Jul 16 2021
Article

Another supply chain disrupter…

Written by Orderly Marketing

Let’s roll back the clock. It’s 2020, and you are planning your promotional campaigns for the year, ensuring a balance between promotion and stock. January sales, Easter, summer shake-up, autumn (PSL season anyone), Christmas? Same thing year in, year out. Not this year! Lockdown 1.0, eat out to help out, the tier system, lockdown 2.0 and now changing Christmas buying habits. And now changing lockdown dates with unknown consumer habits from Monday. What’s going to happen?

Capgemini reports that over 70% of companies have struggled to recover from supply chain disruption, which has affected all operations. Pre-COVID there was a growing need for supply chains to become more agile as consumer trends begun to change quicker and quicker. Now the need for change is real.

COVID has provided an opportunity (or need!) for food and beverage organisations to build more resilience, flexibility and agility into their supply chain — reducing waste and carbon effect upon the environment through local sourcing and other sustainability measures.

Information Wins

In the short-term, retail and hospitality supply chain leaders can work with IT to make better use of data that already exists and present real-time data to the right people at the right time. You should have this data in your inventory management and order management tools. Start by using the information that exists. Next, look at improving the quality of this information by using the best tool possible.

Secondly, it is important to look at ongoing promotions. What is happening in stores? How are sales levels? How are stock levels? Be proactive and establish channels with store networks, IT and suppliers. Make sure your data reviews enable you to spot problems in advance.
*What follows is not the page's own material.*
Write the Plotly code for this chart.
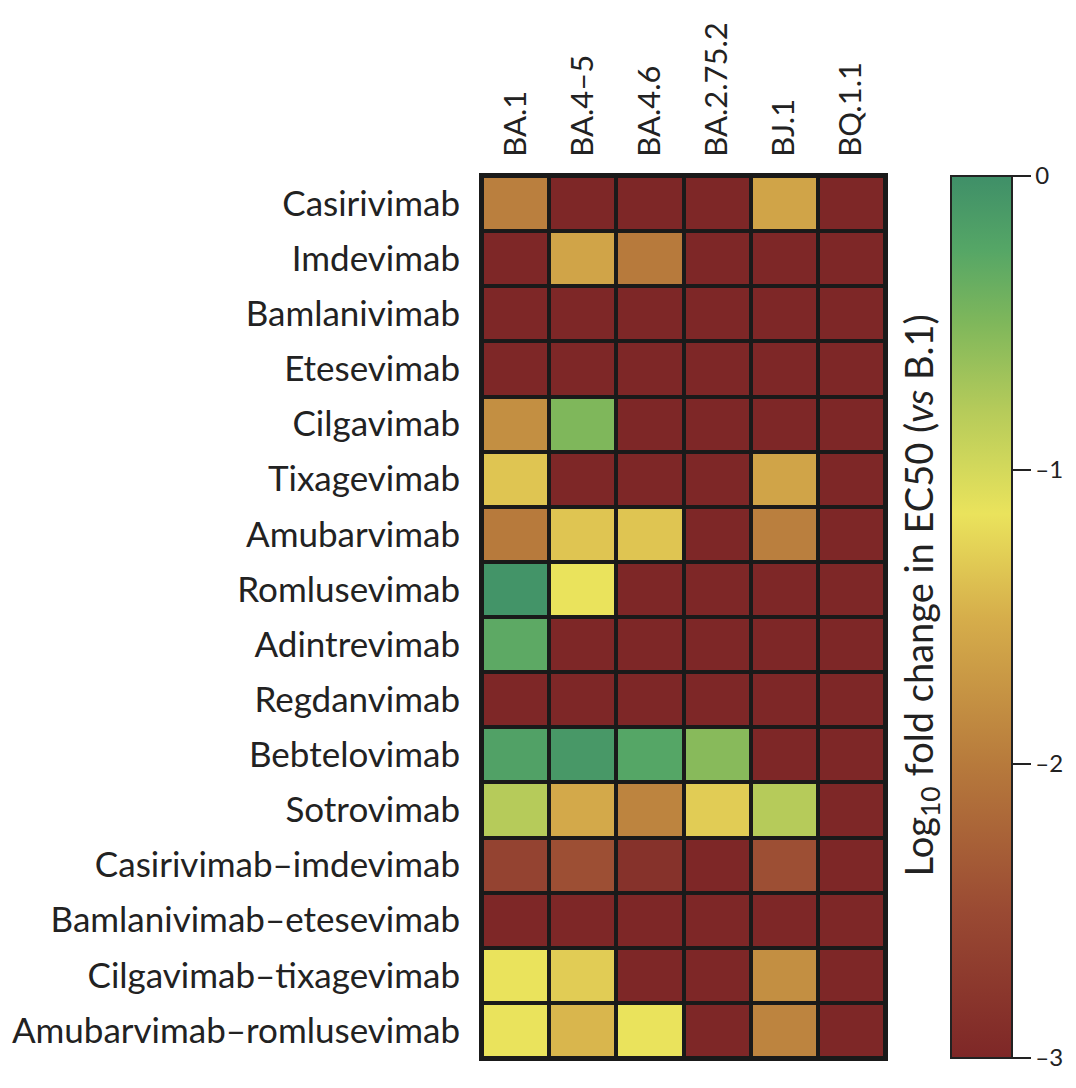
import plotly.graph_objects as go

variants = ["BA.1", "BA.4–5", "BA.4.6", "BA.2.75.2", "BJ.1", "BQ.1.1"]
antibodies = [
    "Casirivimab", "Imdevimab", "Bamlanivimab", "Etesevimab", "Cilgavimab",
    "Tixagevimab", "Amubarvimab", "Romlusevimab", "Adintrevimab", "Regdanvimab",
    "Bebtelovimab", "Sotrovimab", "Casirivimab–imdevimab", "Bamlanivimab–etesevimab",
    "Cilgavimab–tixagevimab", "Amubarvimab–romlusevimab",
]
log_fold = [
    [-1.95, -3, -3, -3, -1.6, -3],
    [-3, -1.6, -2.0, -3, -3, -3],
    [-3, -3, -3, -3, -3, -3],
    [-3, -3, -3, -3, -3, -3],
    [-1.8, -0.5, -3, -3, -3, -3],
    [-1.35, -3, -3, -3, -1.6, -3],
    [-2.0, -1.35, -1.35, -3, -1.95, -3],
    [-0.05, -1.15, -3, -3, -3, -3],
    [-0.3, -3, -3, -3, -3, -3],
    [-3, -3, -3, -3, -3, -3],
    [-0.2, -0.1, -0.25, -0.55, -3, -3],
    [-0.8, -1.55, -1.9, -1.3, -0.8, -3],
    [-2.6, -2.45, -2.85, -3, -2.45, -3],
    [-3, -3, -3, -3, -3, -3],
    [-1.15, -1.3, -3, -3, -1.8, -3],
    [-1.15, -1.45, -1.15, -3, -1.9, -3],
]
cbar_ticks = [0, -1, -2, -3]
cbar_ticktext = ["0", "–1", "–2", "–3"]

# colour stops: z value -> colour (z from -3 to 0)
stops = [
    (-3.0, "#7e2727"),
    (-2.5, "#9a4a33"),
    (-2.0, "#b77a3c"),
    (-1.5, "#d6ae4b"),
    (-1.15, "#eae35c"),
    (-0.8, "#b6cb5a"),
    (-0.5, "#7fb75b"),
    (-0.25, "#55a666"),
    (0.0, "#3f8f68"),
]
colorscale = [[(z + 3) / 3, c] for z, c in stops]

font_family = "Lato, 'Open Sans', sans-serif"

fig = go.Figure(
    go.Heatmap(
        z=log_fold,
        x=variants,
        y=antibodies,
        zmin=-3,
        zmax=0,
        colorscale=colorscale,
        xgap=4,
        ygap=4,
        hoverongaps=False,
        colorbar=dict(
            x=1.165,
            xanchor="left",
            y=0.5,
            yanchor="middle",
            len=1,
            lenmode="fraction",
            thickness=61,
            xpad=0,
            ypad=0,
            outlinewidth=2,
            outlinecolor="#222",
            tickvals=cbar_ticks,
            ticktext=cbar_ticktext,
            ticks="outside",
            ticklen=18,
            tickwidth=2,
            tickcolor="#222",
            tickfont=dict(size=24, color="#222", family=font_family),
        ),
    )
)

fig.update_layout(
    width=1076,
    height=1088,
    margin=dict(l=474, r=199, t=168, b=38, autoexpand=False),
    paper_bgcolor="white",
    plot_bgcolor="#1a1a1a",
    font=dict(family=font_family, color="#222"),
    xaxis=dict(
        side="top",
        tickangle=-90,
        tickfont=dict(size=31, color="#222"),
        showgrid=False,
        zeroline=False,
        ticks="",
        ticklabelstandoff=10,
        showline=True,
        linecolor="#1a1a1a",
        linewidth=3,
        mirror=True,
    ),
    yaxis=dict(
        autorange="reversed",
        tickfont=dict(size=35, color="#222"),
        showgrid=False,
        zeroline=False,
        ticks="",
        ticklabelstandoff=12,
        showline=True,
        linecolor="#1a1a1a",
        linewidth=3,
        mirror=True,
    ),
    annotations=[
        dict(
            text="Log<sub>10</sub> fold change in EC50 (<i>vs</i> B.1)",
            xref="paper",
            yref="paper",
            x=1.088,
            y=0.525,
            xanchor="center",
            yanchor="middle",
            textangle=-90,
            showarrow=False,
            font=dict(size=38, color="#222", family=font_family),
        )
    ],
)

fig.write_html("out.html")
Regarding communication channels with your store networks — you can share the pressure with them. Even with the best modelling systems in the world, it is important to encourage responsible ordering for promotional forecasting; be that with the store manager, district manager or even store licensee head office.

Tools exist to ‘crowdsource’ these forecasts and then contain ordering around that forecast to ease upstream issues.

Orderly Forecast Management

The Orderly Forecast Management application captures demand from franchise store groups to ensure a reduction in supply chain waste. Streamlining forecast capture for food and beverage campaigns, the application feeds all users tasks and clearly highlights the next steps needed to bring a site from idea to sign-off. No more manual processes are rekeying data, much more speed and simplicity.

The solution replaces the dated, manual spreadsheet driven process, saving you time, giving you better visibility and control of applications and their statuses.

  • Complex campaign creation
  • Store grouping
  • Approval workflows
  • Deadlines / submission management
  • Bulk upload
  • Document libraries

Orderly Forecast Management integrates with Orderly Management so demand can be converted to orders. These are capped against the forecast and released across the lifecycle of the campaign based on the requirements of the customer.

With Orderly, planning and replenishment teams are now invoicing with more accuracy and timeliness, with no need to write off stock (reducing waste and increasing responsibility), due to the tool enabling them to move the responsibility to licensees.

Taking it one step further: AI

By surfacing the right data to the right people at the right time and using ever-connected data-sources to track wastage, there are huge improvements made over time and also a level of future-proofing available, as modelling can be done to work out what-if scenarios.
Part of the role of AI in the supply chain is also about predicting demand for each SKU and understanding the most intricate details of a business — from absences from employee sickness, to effective delivery routing and modifying delivery models to meet demands as they happen.

AI-generated scorecards such as those offered by Orderly have been used to influence human behaviour. In the effort to reduce waste and increase sustainability, the scorecard concept works with a number of data sources to provide the user with easy to understand overviews:

  • 3 things they are doing well to increase sustainability in their organisation area
  • 2 things they can improve upon
  • 1 score out of 5

The score enables them to track their progress over time and benchmark themselves against their peers.
Each week the scorecard is updated with new recommendations and the system checks the data to see if recommendations have been followed by the user (self-learning).

The idea is that if each person in an organisation has a scorecard and makes the two small recommended changes to their behaviour each week — the benefits multiply — and continue to do so, as more people use the scorecard.